(Required task)
Set down exactly the lines of the records from the top to the line containing "from matplotlib.ticker import"; include both.

(Extracted entries)
* * *

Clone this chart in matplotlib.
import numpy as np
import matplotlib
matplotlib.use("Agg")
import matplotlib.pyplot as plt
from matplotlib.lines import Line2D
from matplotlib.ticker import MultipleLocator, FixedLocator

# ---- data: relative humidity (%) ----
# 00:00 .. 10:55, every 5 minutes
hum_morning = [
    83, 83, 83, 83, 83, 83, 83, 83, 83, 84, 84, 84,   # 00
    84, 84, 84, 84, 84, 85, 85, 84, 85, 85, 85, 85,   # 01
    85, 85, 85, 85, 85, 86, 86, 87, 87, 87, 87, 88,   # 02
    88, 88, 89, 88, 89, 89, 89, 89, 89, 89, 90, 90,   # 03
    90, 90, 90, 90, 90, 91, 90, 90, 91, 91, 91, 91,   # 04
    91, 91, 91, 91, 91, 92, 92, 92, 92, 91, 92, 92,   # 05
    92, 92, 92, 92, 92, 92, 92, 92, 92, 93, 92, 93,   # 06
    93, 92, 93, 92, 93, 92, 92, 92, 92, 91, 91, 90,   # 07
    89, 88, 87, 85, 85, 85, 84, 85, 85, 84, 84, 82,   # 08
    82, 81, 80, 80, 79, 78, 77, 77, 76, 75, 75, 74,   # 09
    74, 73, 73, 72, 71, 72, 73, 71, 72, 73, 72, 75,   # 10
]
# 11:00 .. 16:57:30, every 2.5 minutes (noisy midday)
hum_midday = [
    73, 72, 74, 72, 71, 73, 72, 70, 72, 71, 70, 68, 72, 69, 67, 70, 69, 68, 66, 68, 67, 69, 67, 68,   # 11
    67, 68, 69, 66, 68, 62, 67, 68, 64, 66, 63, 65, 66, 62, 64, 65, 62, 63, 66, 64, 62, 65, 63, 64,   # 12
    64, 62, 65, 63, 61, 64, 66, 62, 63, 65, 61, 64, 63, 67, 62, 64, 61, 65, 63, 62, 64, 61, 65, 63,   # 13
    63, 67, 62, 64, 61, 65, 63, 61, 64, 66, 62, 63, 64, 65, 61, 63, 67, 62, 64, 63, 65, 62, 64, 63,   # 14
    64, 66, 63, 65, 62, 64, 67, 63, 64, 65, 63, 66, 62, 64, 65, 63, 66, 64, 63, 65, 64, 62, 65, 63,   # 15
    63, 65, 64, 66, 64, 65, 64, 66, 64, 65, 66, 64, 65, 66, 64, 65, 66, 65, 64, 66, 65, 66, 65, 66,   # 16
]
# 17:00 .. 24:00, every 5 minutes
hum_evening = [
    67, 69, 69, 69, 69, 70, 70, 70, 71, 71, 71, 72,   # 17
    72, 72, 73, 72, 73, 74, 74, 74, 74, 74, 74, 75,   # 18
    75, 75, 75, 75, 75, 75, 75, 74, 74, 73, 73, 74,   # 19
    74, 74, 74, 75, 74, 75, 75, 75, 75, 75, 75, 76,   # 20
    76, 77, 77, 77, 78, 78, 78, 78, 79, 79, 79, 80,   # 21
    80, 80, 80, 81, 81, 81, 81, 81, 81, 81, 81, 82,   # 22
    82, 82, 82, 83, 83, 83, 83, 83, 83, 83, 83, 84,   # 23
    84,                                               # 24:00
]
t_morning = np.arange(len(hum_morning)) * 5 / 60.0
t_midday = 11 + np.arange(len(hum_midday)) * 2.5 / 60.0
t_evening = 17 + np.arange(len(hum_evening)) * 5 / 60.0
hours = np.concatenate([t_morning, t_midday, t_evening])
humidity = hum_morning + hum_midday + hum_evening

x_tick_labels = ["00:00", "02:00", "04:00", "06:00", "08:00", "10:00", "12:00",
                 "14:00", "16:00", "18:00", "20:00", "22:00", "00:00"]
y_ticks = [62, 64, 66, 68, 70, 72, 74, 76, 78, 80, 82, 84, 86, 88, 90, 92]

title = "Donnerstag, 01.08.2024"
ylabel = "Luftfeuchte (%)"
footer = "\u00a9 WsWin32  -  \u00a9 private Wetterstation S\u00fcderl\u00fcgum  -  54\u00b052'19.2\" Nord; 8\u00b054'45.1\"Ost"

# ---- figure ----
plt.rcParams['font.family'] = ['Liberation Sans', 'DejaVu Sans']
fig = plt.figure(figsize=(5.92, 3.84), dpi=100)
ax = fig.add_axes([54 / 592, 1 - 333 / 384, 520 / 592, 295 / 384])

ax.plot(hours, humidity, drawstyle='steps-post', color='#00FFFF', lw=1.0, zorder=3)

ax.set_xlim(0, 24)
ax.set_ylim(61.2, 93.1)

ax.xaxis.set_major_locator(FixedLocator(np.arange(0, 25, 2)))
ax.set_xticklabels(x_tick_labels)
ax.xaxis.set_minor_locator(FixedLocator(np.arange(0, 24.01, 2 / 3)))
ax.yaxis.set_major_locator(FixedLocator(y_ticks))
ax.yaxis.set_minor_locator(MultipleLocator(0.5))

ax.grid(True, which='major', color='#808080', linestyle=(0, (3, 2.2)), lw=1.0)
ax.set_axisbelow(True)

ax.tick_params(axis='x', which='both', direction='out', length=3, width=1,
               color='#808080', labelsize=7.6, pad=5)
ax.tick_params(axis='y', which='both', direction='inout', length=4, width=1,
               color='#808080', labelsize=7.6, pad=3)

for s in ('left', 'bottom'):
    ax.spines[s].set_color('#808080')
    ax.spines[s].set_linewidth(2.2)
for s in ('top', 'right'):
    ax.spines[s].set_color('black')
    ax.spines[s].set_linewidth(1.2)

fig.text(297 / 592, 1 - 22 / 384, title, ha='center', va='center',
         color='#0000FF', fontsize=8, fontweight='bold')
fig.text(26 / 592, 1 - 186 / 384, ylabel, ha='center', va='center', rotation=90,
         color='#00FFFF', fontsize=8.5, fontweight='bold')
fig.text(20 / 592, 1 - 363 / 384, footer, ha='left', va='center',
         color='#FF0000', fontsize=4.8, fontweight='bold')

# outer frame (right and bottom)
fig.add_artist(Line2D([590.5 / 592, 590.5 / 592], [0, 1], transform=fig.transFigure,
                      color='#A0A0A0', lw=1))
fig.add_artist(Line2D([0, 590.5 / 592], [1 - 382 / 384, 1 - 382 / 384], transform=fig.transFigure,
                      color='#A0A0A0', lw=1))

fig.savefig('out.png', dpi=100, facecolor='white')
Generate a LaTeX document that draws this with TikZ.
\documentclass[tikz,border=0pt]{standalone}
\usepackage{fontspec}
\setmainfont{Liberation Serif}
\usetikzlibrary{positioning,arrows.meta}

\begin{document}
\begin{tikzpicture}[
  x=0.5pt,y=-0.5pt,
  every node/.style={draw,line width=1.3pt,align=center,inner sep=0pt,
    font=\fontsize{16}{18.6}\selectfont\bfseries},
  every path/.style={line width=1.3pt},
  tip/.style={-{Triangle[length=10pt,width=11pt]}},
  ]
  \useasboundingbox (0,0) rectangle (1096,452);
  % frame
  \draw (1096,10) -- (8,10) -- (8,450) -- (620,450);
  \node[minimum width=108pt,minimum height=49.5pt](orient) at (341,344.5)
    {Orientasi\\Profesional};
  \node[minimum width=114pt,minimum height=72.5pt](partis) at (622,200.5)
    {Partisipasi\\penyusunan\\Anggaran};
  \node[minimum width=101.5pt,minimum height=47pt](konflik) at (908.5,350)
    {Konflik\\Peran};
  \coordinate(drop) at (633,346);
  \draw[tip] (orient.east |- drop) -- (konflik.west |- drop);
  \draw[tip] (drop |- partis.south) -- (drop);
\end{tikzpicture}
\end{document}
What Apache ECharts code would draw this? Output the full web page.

* * *

(Output below)
Clone this chart in matplotlib.
import numpy as np
import matplotlib
matplotlib.use("Agg")
import matplotlib.pyplot as plt
from matplotlib.lines import Line2D
from matplotlib.ticker import MultipleLocator, FixedLocator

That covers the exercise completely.